Video games have their uses
Video games aren’t the devil. They aren’t little demons that steal people’s lives. Though some people have related increases in violence to video games, most of us don’t get affected like that. Most of us gamers have lives outside the video game.
Video games give a sense of community. Last year, in my dorm, our entire hall would get together to play “Super Smash Bros. Melee.” To some, like my friend Dan Galansky, it was just an annoying habit of college freshman. But to us, it was both a release of tension and a community-builder. Super Smash Bros. allowed us to overcome boundaries of race, gender, and even political ideology. When all 10 of us were crammed into a room built for four (at most), looking a 12-inch screen, we didn’t care about race issues. It never crossed our minds that the guy who just KO’d us was a liberal. No, all that mattered was winning the game. We didn’t lose our lives because of playing video games. We still, like any college student, stayed up all night, cramming for exams.

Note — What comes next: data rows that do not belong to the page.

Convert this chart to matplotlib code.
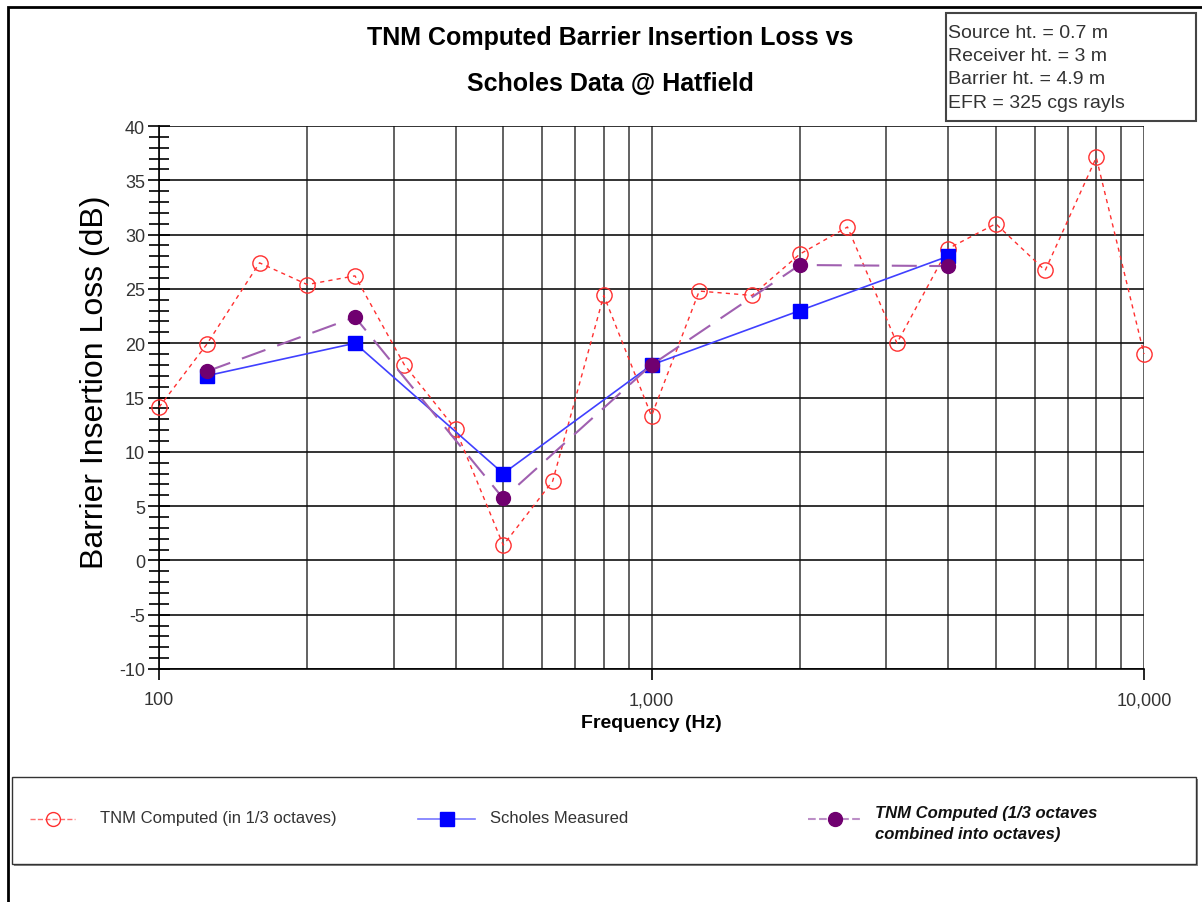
import matplotlib
matplotlib.use('Agg')
import matplotlib.pyplot as plt
from matplotlib.patches import Rectangle
from matplotlib.ticker import FixedLocator, MultipleLocator, NullFormatter

plt.rcParams['font.family'] = ['Liberation Sans', 'DejaVu Sans']
plt.rcParams['axes.unicode_minus'] = False

# 1/3-octave band centres and TNM values
third_freq = [100, 125, 160, 200, 250, 315, 400, 500, 630, 800, 1000,
              1250, 1600, 2000, 2500, 3150, 4000, 5000, 6300, 8000, 10000]
tnm_third = [14.1, 19.9, 27.4, 25.4, 26.2, 18.0, 12.1, 1.4, 7.3, 24.4, 13.3,
             24.8, 24.4, 28.2, 30.7, 20.0, 28.7, 31.0, 26.7, 37.1, 19.0]

# octave band centres
oct_freq = [125, 250, 500, 1000, 2000, 4000]
scholes = [17.0, 20.0, 8.0, 18.0, 23.0, 28.0]
tnm_oct = [17.4, 22.4, 5.7, 18.0, 27.2, 27.1]

labels = ['TNM Computed (in 1/3 octaves)', 'Scholes Measured',
          'TNM Computed (1/3 octaves\ncombined into octaves)']
info = ['Source ht. = 0.7 m', 'Receiver ht. = 3 m',
        'Barrier ht. = 4.9 m', 'EFR = 325 cgs rayls']

W, H = 1202, 903
fig = plt.figure(figsize=(W / 100, H / 100), dpi=100)

def fx(px):
    return px / W

def fy(py):
    return 1 - py / H

ax = fig.add_axes([fx(159), fy(670), fx(1144) - fx(159), fy(127) - fy(670)])

red, = ax.plot(third_freq, tnm_third, color='#ff3030', linestyle=(0, (3, 3)),
               linewidth=1.0, marker='o', markersize=11, markerfacecolor='none',
               markeredgecolor='#ff3030', markeredgewidth=1.0, zorder=4,
               clip_on=False)
blue, = ax.plot(oct_freq, scholes, color='#4040ff', linewidth=1.2,
                marker='s', markersize=10, markerfacecolor='#0000ff',
                markeredgecolor='#0000ff', zorder=5)
purp, = ax.plot(oct_freq, tnm_oct, color='#a060b0', linewidth=1.5,
                linestyle=(0, (12, 6)), marker='o', markersize=10,
                markerfacecolor='#700070', markeredgecolor='#700070', zorder=6)

ax.set_xscale('log')
ax.set_xlim(100, 10000)
ax.set_ylim(-10, 40)

# grid
grid_x = [m * 10 ** e for e in (2, 3) for m in range(1, 10)] + [10000]
for g in grid_x:
    ax.axvline(g, color='#555555', linewidth=1.3, zorder=1)
for v in range(-10, 41, 5):
    ax.axhline(v, color='#111111', linewidth=1.2, zorder=1)

ax.xaxis.set_major_locator(FixedLocator([100, 1000, 10000]))
ax.xaxis.set_minor_locator(FixedLocator([]))
ax.xaxis.set_minor_formatter(NullFormatter())
ax.set_xticklabels(['100', '1,000', '10,000'])
ax.yaxis.set_major_locator(MultipleLocator(5))
ax.yaxis.set_minor_locator(MultipleLocator(1))
ax.tick_params(axis='y', which='major', direction='inout', length=16, width=1.2,
               labelsize=13, labelcolor='#333333', pad=2)
ax.tick_params(axis='y', which='minor', direction='inout', length=14, width=1.2)
ax.tick_params(axis='x', which='major', direction='out', length=8, width=1.2,
               labelsize=13, labelcolor='#333333', pad=8)
for s in ['top', 'right']:
    ax.spines[s].set_visible(False)
ax.spines['left'].set_linewidth(1.2)
ax.spines['bottom'].set_linewidth(1.2)

ax.set_xlabel('Frequency (Hz)', fontsize=14, fontweight='bold', labelpad=4)
ax.set_ylabel('Barrier Insertion Loss (dB)', fontsize=23)
ax.yaxis.set_label_coords(-0.05, 0.53)

fig.text(fx(610), fy(38), 'TNM Computed Barrier Insertion Loss vs', ha='center',
         va='center', fontsize=18, fontweight='bold')
fig.text(fx(610), fy(84), 'Scholes Data @ Hatfield', ha='center',
         va='center', fontsize=18, fontweight='bold')

# info box
fig.patches.append(Rectangle((fx(946), fy(122)), fx(1196) - fx(946), fy(14) - fy(122),
                             transform=fig.transFigure, facecolor='white',
                             edgecolor='#444444', linewidth=1.5))
for i, t in enumerate(info):
    fig.text(fx(948), fy(33 + i * 23.5), t, ha='left', va='center',
             fontsize=14, color='#333333')

# outer frame (left and top edges only visible)
fig.patches.append(Rectangle((fx(8), -0.1), 1.2, fy(8) + 0.1,
                             transform=fig.transFigure, facecolor='none',
                             edgecolor='black', linewidth=2.0))

# legend box with shadow
fig.patches.append(Rectangle((fx(14), fy(867)), fx(1198) - fx(14), fy(780) - fy(867),
                             transform=fig.transFigure, facecolor='#888888',
                             edgecolor='none'))
fig.patches.append(Rectangle((fx(12), fy(865)), fx(1196) - fx(12), fy(778) - fy(865),
                             transform=fig.transFigure, facecolor='white',
                             edgecolor='#333333', linewidth=1.0))

lax = fig.add_axes([0, 0, 1, 1], facecolor='none', zorder=10)
lax.set_xlim(0, W)
lax.set_ylim(H, 0)
lax.axis('off')
handles = [red, blue, purp]
hx = [(30, 75), (418, 475), (808, 862)]
tx = [100, 490, 875]
for h, (x0, x1) in zip(handles, hx):
    lax.plot([x0, x1], [820, 820], color=h.get_color(), linestyle=h.get_linestyle(),
             linewidth=h.get_linewidth(), alpha=0.7)
    lax.plot([(x0 + x1) / 2], [820], marker=h.get_marker(), markersize=10,
             markerfacecolor=h.get_markerfacecolor(),
             markeredgecolor=h.get_markeredgecolor(), linestyle='none')
for t, lab in zip(tx[:2], labels[:2]):
    lax.text(t, 819, lab, ha='left', va='center', fontsize=12, color='#333333')
lax.text(tx[2], 824, labels[2], ha='left', va='center', fontsize=12,
         fontweight='bold', fontstyle='italic', color='#111111', linespacing=1.5)

fig.savefig('out.png', dpi=100)
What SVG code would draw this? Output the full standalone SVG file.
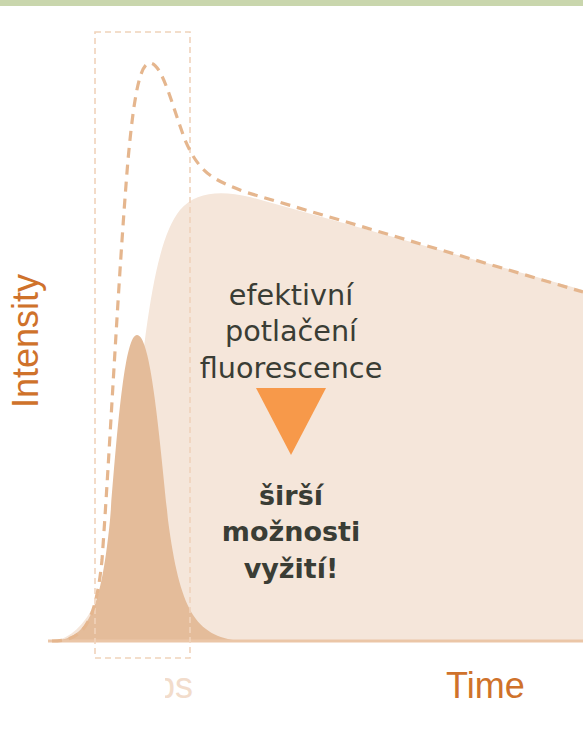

According to the Team Xbox Web site , Microsoft has sold 17.7 million Xbox 360 consoles and 8.1 million copies of “Halo.” With Xbox Live, gamers are connected to 8.1 people around the nation. We can play a game of Halo against a group of people in Germany. Then, we shut the system off and return to real life. The game never became an obsession, just a release.
When I play a video game for half an hour, my stress melts away. I no longer care that I’ve failed a test or that my girlfriend has dumped me. The game has taken my mind off my problems and allowed me to “take a break” from my own harsh reality. Also, video games offer me the chance to do things I never could. As a driver, I have a tendency to push the speed limit. If it weren’t for racing games, I would probably not have a license, or a bank account. But, thanks to “Need for Speed” and other games of the same genre, I don’t speed (as much). The video game offers me a release of my inner fantasy.
Video games also offer a player the chance to fly without killing themselves and kill people without jail time. This is one of the reasons I game. I always wanted to play hockey, but never had the balance. On ice skates, I have the coordination of a carp on a river bank. But in the game “NHL”, I can take my favorite team and play to my heart’s content. I can fulfill my fantasy of scoring a goal or, better yet, raising the Stanley Cup.
Video games are great. How often can you jump off a building and not die? How often can you save the world after dying 40 times? When in real life can you kill your friends and then have a beer with them afterward?
To say that video games are the devil because they take away people’s lives is ridiculous. The people for whom this statement is true already have addictive personalities. They are the same people who will be addicted to cigarettes, porn or whatever else catches their fancy. They move from one addiction to the next. Video games are just the latest addiction for them.
For most video gamers like myself, it is a simple release and connection to other gamers around the world, not an obsession.